[BEGIN Data section]

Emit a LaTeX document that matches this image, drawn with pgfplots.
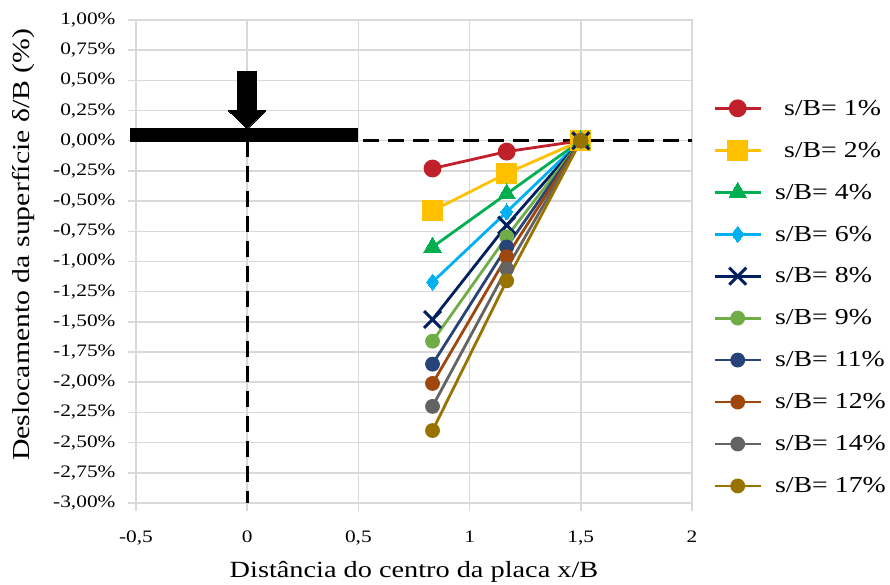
\documentclass[border=0pt]{standalone}
\usepackage{pgfplots}
\pgfplotsset{compat=1.18}
\usepackage{fontspec}
\setmainfont[FakeStretch=1.22]{Liberation Serif}
\definecolor{c1}{HTML}{C0202A}
\definecolor{c2}{HTML}{FFC000}
\definecolor{c4}{HTML}{00B050}
\definecolor{c6}{HTML}{00B0F0}
\definecolor{c8}{HTML}{002060}
\definecolor{c9}{HTML}{70AD47}
\definecolor{c11}{HTML}{264478}
\definecolor{c12}{HTML}{9E480E}
\definecolor{c14}{HTML}{636363}
\definecolor{c17}{HTML}{997300}
\definecolor{gridc}{HTML}{D9D9D9}
\begin{document}
\begin{tikzpicture}
\useasboundingbox (-136pt,-82pt) rectangle (754pt,503pt);
\begin{axis}[
  at={(0pt,0pt)}, anchor=south west,
  scale only axis, width=556pt, height=483pt,
  xmin=-0.5, xmax=2, ymin=-3, ymax=1,
  xtick={-0.5,0,0.5,1,1.5,2},
  xticklabels={{-0,5},0,{0,5},1,{1,5},2},
  ytick={-3,-2.75,-2.5,-2.25,-2,-1.75,-1.5,-1.25,-1,-0.75,-0.5,-0.25,0,0.25,0.5,0.75,1},
  yticklabels={{-3,00\%},{-2,75\%},{-2,50\%},{-2,25\%},{-2,00\%},{-1,75\%},{-1,50\%},{-1,25\%},{-1,00\%},{-0,75\%},{-0,50\%},{-0,25\%},{0,00\%},{0,25\%},{0,50\%},{0,75\%},{1,00\%}},
  grid=major,
  major grid style={gridc, line width=1.5pt},
  axis line style={gridc, line width=1.5pt},
  tick style={gridc, line width=1.5pt},
  major tick length=8pt,
  tick align=outside,
  xtick pos=bottom, ytick pos=left,
  clip=false,
  ticklabel style={font=\fontsize{17.5}{19}\selectfont},
  yticklabel style={xshift=-9pt},
  xticklabel style={yshift=-16pt},
  xlabel={Distância do centro da placa x/B},
  ylabel={Deslocamento da superfície δ/B (\%)},
  label style={font=\fontsize{23.2}{26}\selectfont},
  xlabel style={at={(axis description cs:0.5,-0.143)}, anchor=center},
  ylabel style={at={(axis description cs:-0.203,0.535)}, anchor=center, font=\fontsize{24.4}{26}\selectfont},
  legend style={draw=none, fill=none, at={(1.038,0.839)}, anchor=north west,
    font=\fontsize{22.8}{25}\selectfont, row sep=21.3pt, inner sep=0pt},
  legend cell align=left,
  legend image code/.code={\draw[mark repeat=2,mark phase=2] plot coordinates {(0pt,0pt) (23pt,0pt) (46pt,0pt)};},
  every axis plot/.append style={line width=2.8pt},
]
% footing and load
\addplot[forget plot, black, line width=3pt, dash pattern=on 16pt off 9pt, mark=none] coordinates {(0.52,0) (2,0)};
\addplot[forget plot, black, line width=3pt, dash pattern=on 16pt off 9pt, mark=none] coordinates {(0,0) (0,-3)};
\addplot[forget plot, black, line width=14pt, mark=none] coordinates {(-0.525,0.045) (0.5,0.045)};
\addplot[forget plot, black, fill=black, line width=0pt, mark=none] coordinates {(-0.043,0.571) (0.043,0.571) (0.043,0.248) (0.083,0.248) (0,0.099) (-0.083,0.248) (-0.043,0.248)} -- cycle;
% series
\addplot[c1, mark=*, mark size=7.5pt, mark options={fill=c1}] coordinates {(0.8333,-0.23) (1.1667,-0.09) (1.5,0)};
\addlegendentry{\hspace{20pt}s/B= 1\%}
\addplot[c2, mark=square*, mark size=9pt, mark options={fill=c2}] coordinates {(0.8333,-0.58) (1.1667,-0.27) (1.5,0)};
\addlegendentry{\hspace{20pt}s/B= 2\%}
\addplot[c4, mark=triangle*, mark size=10pt, mark options={fill=c4, line width=0pt}] coordinates {(0.8333,-0.88) (1.1667,-0.44) (1.5,0)};
\addlegendentry{\hspace{11pt}s/B= 4\%}
\addplot[c6, mark=diamond*, mark size=8pt, mark options={fill=c6, line width=0pt}] coordinates {(0.8333,-1.17) (1.1667,-0.59) (1.5,0)};
\addlegendentry{\hspace{11pt}s/B= 6\%}
\addplot[c8, mark=x, mark size=12pt, mark options={line width=3pt}] coordinates {(0.8333,-1.48) (1.1667,-0.70) (1.5,0)};
\addlegendentry{\hspace{11pt}s/B= 8\%}
\addplot[c9, mark=*, mark size=6pt, mark options={fill=c9}] coordinates {(0.8333,-1.66) (1.1667,-0.795) (1.5,0)};
\addlegendentry{\hspace{11pt}s/B= 9\%}
\addplot[c11, mark=*, mark size=6pt, mark options={fill=c11}] coordinates {(0.8333,-1.85) (1.1667,-0.88) (1.5,0)};
\addlegendentry{\hspace{11pt}s/B= 11\%}
\addplot[c12, mark=*, mark size=6pt, mark options={fill=c12}] coordinates {(0.8333,-2.01) (1.1667,-0.96) (1.5,0)};
\addlegendentry{\hspace{11pt}s/B= 12\%}
\addplot[c14, mark=*, mark size=6pt, mark options={fill=c14}] coordinates {(0.8333,-2.20) (1.1667,-1.06) (1.5,0)};
\addlegendentry{\hspace{11pt}s/B= 14\%}
\addplot[c17, mark=*, mark size=6pt, mark options={fill=c17}] coordinates {(0.8333,-2.40) (1.1667,-1.16) (1.5,0)};
\addlegendentry{\hspace{11pt}s/B= 17\%}
\end{axis}
\end{tikzpicture}
\end{document}
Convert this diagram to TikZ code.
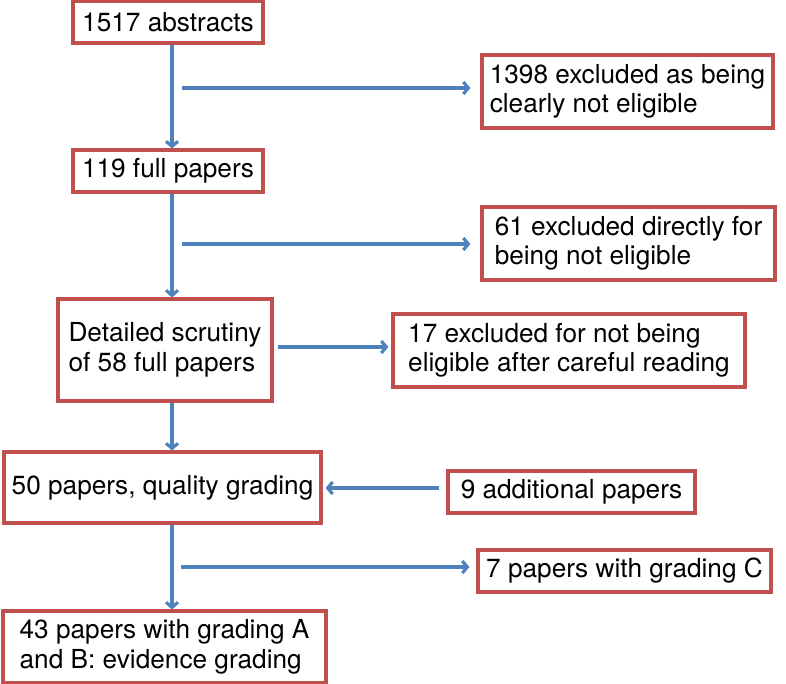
\documentclass[tikz,border=0pt]{standalone}
\usepackage{fontspec}
\setmainfont{TeX Gyre Heros}
\usetikzlibrary{arrows.meta}
\definecolor{boxred}{RGB}{192,80,77}
\definecolor{arrblue}{RGB}{79,129,189}

\begin{document}
\begin{tikzpicture}[x=1pt,y=-1pt,
    box/.style={draw=boxred, line width=3.2pt, align=left, inner sep=0pt,
      font=\fontsize{26.2}{29.5}\selectfont},
    arr/.style={draw=arrblue, line width=3.2pt, -{Straight Barb[length=5pt,width=12pt]}}]
            \useasboundingbox (0,0) rectangle (786,684);
            % main column
            \node[box, minimum width=190pt, minimum height=42pt] (abs) at (168,22) {1517 abstracts};
            \node[box, minimum width=190pt, minimum height=42pt] (full) at (168,171) {119 full papers};
            \node[box, minimum width=214pt, minimum height=102pt] (scrut) at (165,350) {Detailed scrutiny\\of 58 full papers};
            \node[box, minimum width=317pt, minimum height=71pt] (qual) at (162.5,487.5) {50 papers, quality grading};
            \node[box, minimum width=323pt, minimum height=72pt] (evid) at (164.5,647) {43 papers with grading A\\and B: evidence grading};
            % side boxes
            \node[box, minimum width=291pt, minimum height=73pt] (excla) at (627.5,91.5) {1398 excluded as being\\clearly not eligible};
            \node[box, minimum width=293pt, minimum height=73pt] (exclb) at (628.5,243.5) {61 excluded directly for\\being not eligible};
            \node[box, minimum width=352pt, minimum height=73pt] (exclc) at (569,350.5) {17 excluded for not being\\eligible after careful reading};
            \node[box, minimum width=247pt, minimum height=42pt] (addl) at (571.5,492) {9 additional papers};
            \node[box, minimum width=293pt, minimum height=42pt] (gradc) at (624.5,571) {7 papers with grading C};
            % trunk and branch points
            \coordinate (trunk) at (172,0);
            \coordinate (ba) at (182,88);
            \coordinate (bb) at (182,244);
            \coordinate (bc) at (181,567);
            \draw[arr] (abs.south -| trunk) -- (full.north -| trunk);
            \draw[arr] (full.south -| trunk) -- (scrut.north -| trunk);
            \draw[arr] (scrut.south -| trunk) -- (qual.north -| trunk);
            \draw[arr] (qual.south -| trunk) -- (evid.north -| trunk);
            \draw[arr, shorten >=10pt] (ba) -- (ba -| excla.west);
            \draw[arr, shorten >=10pt] (bb) -- (bb -| exclb.west);
            \draw[arr, shorten >=7pt] (bc) -- (bc -| gradc.west);
            \draw[arr, shorten <=4pt, shorten >=3pt] ([yshift=3pt]scrut.east) -- ([yshift=3pt]scrut.east -| exclc.west);
            \draw[arr, shorten <=7pt, shorten >=3pt] ([yshift=4pt]addl.west) -- ([yshift=4pt]addl.west -| qual.east);
\end{tikzpicture}
\end{document}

[END Data section]

Objective: Give only the number of lines above that hold the string "code".

Final answer: 2